> **Required work**:
Below are some records. Output the lines from the first one through the line that holds "(312,35) rectangle (975,407);", exactly as written, with no pictures.

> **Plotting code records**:
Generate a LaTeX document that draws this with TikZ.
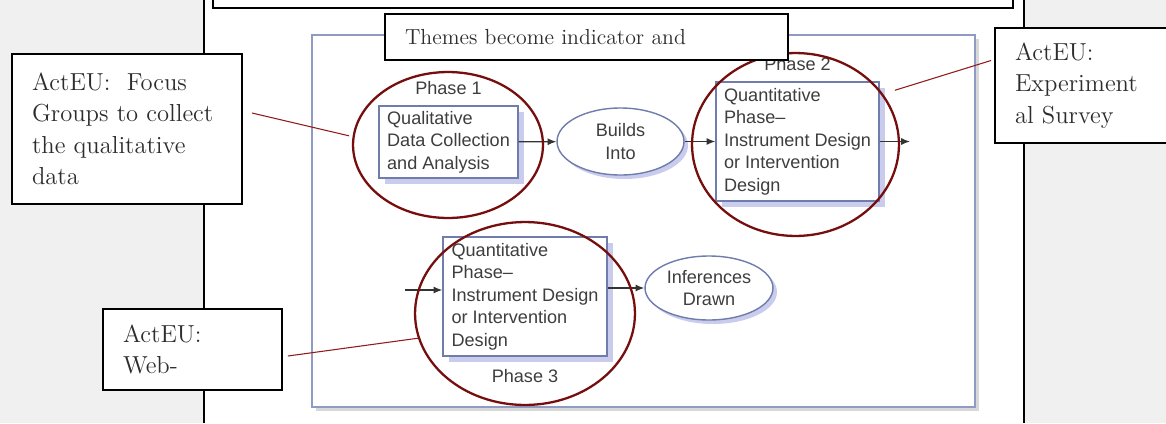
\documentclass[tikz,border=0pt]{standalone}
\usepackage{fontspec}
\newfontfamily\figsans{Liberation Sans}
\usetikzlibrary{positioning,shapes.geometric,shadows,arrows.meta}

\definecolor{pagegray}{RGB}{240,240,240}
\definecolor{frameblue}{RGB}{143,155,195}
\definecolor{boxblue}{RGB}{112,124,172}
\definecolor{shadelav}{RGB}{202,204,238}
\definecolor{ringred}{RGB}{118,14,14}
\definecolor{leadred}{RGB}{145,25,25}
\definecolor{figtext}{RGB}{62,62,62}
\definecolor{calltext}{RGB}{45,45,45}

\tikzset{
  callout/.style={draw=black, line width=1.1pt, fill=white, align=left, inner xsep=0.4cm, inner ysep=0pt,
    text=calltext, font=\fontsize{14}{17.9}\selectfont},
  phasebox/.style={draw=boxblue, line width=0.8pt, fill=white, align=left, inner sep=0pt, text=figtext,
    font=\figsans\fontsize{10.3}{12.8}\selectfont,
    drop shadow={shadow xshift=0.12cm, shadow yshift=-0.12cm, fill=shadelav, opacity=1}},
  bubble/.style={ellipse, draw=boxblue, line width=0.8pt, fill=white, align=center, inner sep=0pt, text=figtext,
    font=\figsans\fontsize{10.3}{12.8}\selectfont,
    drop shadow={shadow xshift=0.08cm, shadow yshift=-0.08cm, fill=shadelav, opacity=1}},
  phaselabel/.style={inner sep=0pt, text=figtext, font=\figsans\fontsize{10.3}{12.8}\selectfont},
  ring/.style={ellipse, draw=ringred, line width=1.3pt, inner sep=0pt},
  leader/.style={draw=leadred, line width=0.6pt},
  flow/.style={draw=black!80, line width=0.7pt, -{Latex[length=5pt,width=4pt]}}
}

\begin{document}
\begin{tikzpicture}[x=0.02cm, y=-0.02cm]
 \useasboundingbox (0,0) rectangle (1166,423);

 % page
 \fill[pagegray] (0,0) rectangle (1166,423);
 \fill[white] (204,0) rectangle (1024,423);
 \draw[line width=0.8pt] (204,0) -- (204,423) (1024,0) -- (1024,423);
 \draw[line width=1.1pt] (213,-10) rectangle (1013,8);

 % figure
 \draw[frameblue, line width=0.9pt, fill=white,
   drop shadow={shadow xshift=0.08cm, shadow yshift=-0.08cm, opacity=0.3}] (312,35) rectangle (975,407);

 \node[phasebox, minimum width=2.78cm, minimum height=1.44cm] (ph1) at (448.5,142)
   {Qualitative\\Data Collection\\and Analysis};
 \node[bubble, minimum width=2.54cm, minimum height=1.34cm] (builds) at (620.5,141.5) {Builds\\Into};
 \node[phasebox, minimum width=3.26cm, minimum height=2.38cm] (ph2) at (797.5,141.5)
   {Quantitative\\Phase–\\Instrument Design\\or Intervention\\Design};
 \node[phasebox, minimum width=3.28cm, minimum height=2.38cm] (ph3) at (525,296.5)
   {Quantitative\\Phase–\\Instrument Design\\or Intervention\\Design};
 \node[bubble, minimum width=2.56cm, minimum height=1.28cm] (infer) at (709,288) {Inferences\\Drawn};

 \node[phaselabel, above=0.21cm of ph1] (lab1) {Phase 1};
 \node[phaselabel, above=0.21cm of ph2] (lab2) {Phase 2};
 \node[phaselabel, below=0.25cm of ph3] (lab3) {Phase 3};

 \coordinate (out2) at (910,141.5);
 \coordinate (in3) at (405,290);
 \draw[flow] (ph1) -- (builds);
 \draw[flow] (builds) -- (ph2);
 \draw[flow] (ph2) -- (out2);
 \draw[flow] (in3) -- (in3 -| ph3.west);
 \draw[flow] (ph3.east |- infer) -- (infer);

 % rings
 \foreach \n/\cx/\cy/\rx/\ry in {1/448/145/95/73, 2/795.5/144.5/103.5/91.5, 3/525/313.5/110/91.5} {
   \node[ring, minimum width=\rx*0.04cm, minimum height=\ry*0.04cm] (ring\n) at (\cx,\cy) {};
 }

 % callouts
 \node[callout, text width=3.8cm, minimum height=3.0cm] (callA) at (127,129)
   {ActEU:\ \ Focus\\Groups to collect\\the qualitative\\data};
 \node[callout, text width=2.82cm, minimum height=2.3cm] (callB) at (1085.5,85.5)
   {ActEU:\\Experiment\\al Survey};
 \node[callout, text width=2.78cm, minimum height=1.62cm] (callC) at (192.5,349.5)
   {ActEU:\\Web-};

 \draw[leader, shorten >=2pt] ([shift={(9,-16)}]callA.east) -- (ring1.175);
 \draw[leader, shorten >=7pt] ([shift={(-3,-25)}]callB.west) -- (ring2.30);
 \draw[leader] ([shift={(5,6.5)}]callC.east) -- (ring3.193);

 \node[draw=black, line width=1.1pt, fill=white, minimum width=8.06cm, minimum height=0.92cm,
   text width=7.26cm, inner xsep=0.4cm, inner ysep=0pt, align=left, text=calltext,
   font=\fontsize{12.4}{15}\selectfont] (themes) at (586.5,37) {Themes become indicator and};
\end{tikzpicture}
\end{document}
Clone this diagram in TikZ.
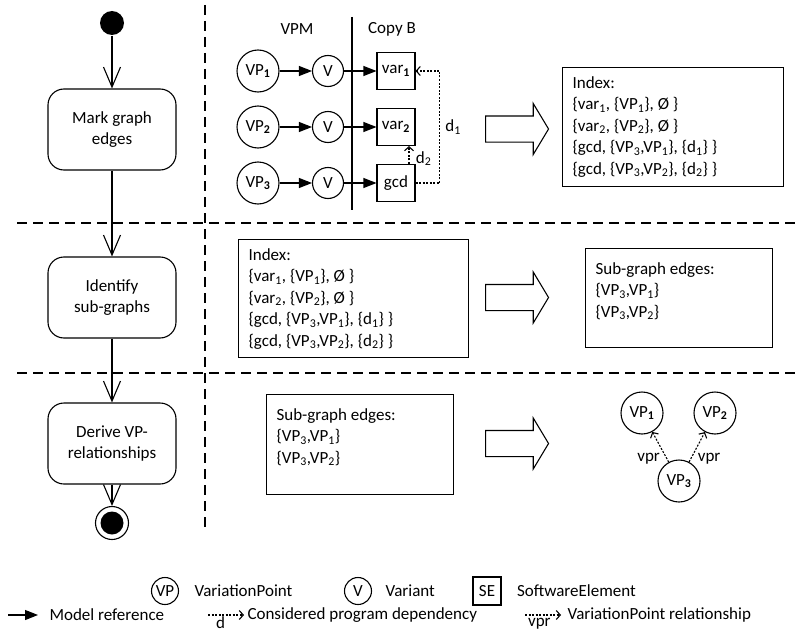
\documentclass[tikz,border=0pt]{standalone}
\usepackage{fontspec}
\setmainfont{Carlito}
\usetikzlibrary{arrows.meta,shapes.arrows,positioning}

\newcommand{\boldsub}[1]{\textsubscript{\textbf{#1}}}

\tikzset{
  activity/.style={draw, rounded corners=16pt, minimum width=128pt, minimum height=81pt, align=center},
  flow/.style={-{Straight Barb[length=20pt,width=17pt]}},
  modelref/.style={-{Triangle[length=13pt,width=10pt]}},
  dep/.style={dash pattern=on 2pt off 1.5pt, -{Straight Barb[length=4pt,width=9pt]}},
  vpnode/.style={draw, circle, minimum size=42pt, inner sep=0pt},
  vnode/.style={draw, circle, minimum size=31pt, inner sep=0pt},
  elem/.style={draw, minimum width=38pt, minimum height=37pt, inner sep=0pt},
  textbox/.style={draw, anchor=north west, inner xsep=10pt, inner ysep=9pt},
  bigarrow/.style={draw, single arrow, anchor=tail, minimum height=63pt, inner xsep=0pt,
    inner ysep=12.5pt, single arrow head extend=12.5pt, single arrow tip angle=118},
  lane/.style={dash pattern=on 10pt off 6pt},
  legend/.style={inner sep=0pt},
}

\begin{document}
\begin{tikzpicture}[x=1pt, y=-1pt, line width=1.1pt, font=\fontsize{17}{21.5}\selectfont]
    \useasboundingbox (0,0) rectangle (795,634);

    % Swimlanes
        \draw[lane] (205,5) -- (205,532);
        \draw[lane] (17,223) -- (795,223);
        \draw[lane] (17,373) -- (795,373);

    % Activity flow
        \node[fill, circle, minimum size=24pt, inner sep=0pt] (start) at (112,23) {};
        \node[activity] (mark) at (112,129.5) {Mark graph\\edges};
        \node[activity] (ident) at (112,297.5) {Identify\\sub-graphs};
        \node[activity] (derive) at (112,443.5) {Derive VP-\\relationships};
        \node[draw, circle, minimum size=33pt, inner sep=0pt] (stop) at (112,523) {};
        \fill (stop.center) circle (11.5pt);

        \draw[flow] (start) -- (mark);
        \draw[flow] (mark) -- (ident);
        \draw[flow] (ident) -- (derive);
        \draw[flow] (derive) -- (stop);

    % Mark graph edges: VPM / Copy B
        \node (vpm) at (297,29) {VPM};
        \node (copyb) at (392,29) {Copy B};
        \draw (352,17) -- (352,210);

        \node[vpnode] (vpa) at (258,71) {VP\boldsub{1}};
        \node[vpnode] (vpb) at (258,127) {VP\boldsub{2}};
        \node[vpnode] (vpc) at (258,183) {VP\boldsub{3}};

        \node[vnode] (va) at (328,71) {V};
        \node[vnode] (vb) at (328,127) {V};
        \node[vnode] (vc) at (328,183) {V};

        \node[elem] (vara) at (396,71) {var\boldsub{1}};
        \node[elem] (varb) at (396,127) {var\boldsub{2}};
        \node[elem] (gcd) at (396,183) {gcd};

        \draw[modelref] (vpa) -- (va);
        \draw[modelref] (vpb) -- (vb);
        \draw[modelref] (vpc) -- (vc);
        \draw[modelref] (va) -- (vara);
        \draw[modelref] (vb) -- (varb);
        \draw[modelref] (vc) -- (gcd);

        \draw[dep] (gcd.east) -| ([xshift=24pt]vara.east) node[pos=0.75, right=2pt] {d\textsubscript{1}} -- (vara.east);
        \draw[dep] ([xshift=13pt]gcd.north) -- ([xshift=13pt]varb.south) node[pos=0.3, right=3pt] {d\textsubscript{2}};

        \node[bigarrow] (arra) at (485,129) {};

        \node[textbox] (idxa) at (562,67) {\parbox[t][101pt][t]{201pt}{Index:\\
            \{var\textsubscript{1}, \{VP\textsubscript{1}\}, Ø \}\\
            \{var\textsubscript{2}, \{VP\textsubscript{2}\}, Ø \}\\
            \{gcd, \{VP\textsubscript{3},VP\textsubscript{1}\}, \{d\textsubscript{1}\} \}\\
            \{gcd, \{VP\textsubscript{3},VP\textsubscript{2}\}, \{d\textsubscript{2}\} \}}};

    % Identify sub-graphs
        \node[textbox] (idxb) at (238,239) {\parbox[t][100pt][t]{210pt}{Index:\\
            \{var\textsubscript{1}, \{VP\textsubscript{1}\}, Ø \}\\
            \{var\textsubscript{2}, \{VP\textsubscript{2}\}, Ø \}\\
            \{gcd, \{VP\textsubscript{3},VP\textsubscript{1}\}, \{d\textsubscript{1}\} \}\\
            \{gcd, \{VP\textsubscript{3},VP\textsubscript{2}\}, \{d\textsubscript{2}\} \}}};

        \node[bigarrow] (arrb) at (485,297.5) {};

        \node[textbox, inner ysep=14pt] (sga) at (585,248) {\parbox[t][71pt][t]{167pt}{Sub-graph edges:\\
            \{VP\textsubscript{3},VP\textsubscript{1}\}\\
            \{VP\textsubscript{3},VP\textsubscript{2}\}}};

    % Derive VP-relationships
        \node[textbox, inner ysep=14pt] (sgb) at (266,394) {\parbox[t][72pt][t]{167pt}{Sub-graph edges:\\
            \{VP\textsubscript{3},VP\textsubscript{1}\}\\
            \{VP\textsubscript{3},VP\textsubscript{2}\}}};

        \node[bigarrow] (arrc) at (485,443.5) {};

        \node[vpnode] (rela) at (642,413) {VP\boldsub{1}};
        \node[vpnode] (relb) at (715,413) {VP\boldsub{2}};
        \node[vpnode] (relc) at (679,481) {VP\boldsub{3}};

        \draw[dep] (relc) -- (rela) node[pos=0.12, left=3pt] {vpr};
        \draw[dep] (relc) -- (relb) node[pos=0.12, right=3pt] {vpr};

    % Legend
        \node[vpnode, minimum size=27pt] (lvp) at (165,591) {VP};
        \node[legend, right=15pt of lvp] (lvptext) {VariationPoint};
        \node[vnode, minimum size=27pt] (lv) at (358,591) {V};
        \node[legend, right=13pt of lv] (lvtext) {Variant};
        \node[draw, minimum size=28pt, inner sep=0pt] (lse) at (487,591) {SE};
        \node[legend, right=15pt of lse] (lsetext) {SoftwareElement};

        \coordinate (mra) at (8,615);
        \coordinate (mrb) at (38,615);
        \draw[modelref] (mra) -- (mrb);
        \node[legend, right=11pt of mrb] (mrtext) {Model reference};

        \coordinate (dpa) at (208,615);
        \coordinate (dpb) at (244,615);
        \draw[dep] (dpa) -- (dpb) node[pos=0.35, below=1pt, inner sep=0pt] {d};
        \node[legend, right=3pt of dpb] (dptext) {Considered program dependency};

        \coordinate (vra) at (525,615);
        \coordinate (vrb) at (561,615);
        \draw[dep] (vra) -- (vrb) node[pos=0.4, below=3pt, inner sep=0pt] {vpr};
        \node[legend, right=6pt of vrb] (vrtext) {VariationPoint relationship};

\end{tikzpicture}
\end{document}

> **Response to this task**:
Generate a LaTeX document that draws this with TikZ.
\documentclass[tikz,border=0pt]{standalone}
\usepackage{fontspec}
\newfontfamily\figsans{Liberation Sans}
\usetikzlibrary{positioning,shapes.geometric,shadows,arrows.meta}

\definecolor{pagegray}{RGB}{240,240,240}
\definecolor{frameblue}{RGB}{143,155,195}
\definecolor{boxblue}{RGB}{112,124,172}
\definecolor{shadelav}{RGB}{202,204,238}
\definecolor{ringred}{RGB}{118,14,14}
\definecolor{leadred}{RGB}{145,25,25}
\definecolor{figtext}{RGB}{62,62,62}
\definecolor{calltext}{RGB}{45,45,45}

\tikzset{
  callout/.style={draw=black, line width=1.1pt, fill=white, align=left, inner xsep=0.4cm, inner ysep=0pt,
    text=calltext, font=\fontsize{14}{17.9}\selectfont},
  phasebox/.style={draw=boxblue, line width=0.8pt, fill=white, align=left, inner sep=0pt, text=figtext,
    font=\figsans\fontsize{10.3}{12.8}\selectfont,
    drop shadow={shadow xshift=0.12cm, shadow yshift=-0.12cm, fill=shadelav, opacity=1}},
  bubble/.style={ellipse, draw=boxblue, line width=0.8pt, fill=white, align=center, inner sep=0pt, text=figtext,
    font=\figsans\fontsize{10.3}{12.8}\selectfont,
    drop shadow={shadow xshift=0.08cm, shadow yshift=-0.08cm, fill=shadelav, opacity=1}},
  phaselabel/.style={inner sep=0pt, text=figtext, font=\figsans\fontsize{10.3}{12.8}\selectfont},
  ring/.style={ellipse, draw=ringred, line width=1.3pt, inner sep=0pt},
  leader/.style={draw=leadred, line width=0.6pt},
  flow/.style={draw=black!80, line width=0.7pt, -{Latex[length=5pt,width=4pt]}}
}

\begin{document}
\begin{tikzpicture}[x=0.02cm, y=-0.02cm]
 \useasboundingbox (0,0) rectangle (1166,423);

 % page
 \fill[pagegray] (0,0) rectangle (1166,423);
 \fill[white] (204,0) rectangle (1024,423);
 \draw[line width=0.8pt] (204,0) -- (204,423) (1024,0) -- (1024,423);
 \draw[line width=1.1pt] (213,-10) rectangle (1013,8);

 % figure
 \draw[frameblue, line width=0.9pt, fill=white,
   drop shadow={shadow xshift=0.08cm, shadow yshift=-0.08cm, opacity=0.3}] (312,35) rectangle (975,407);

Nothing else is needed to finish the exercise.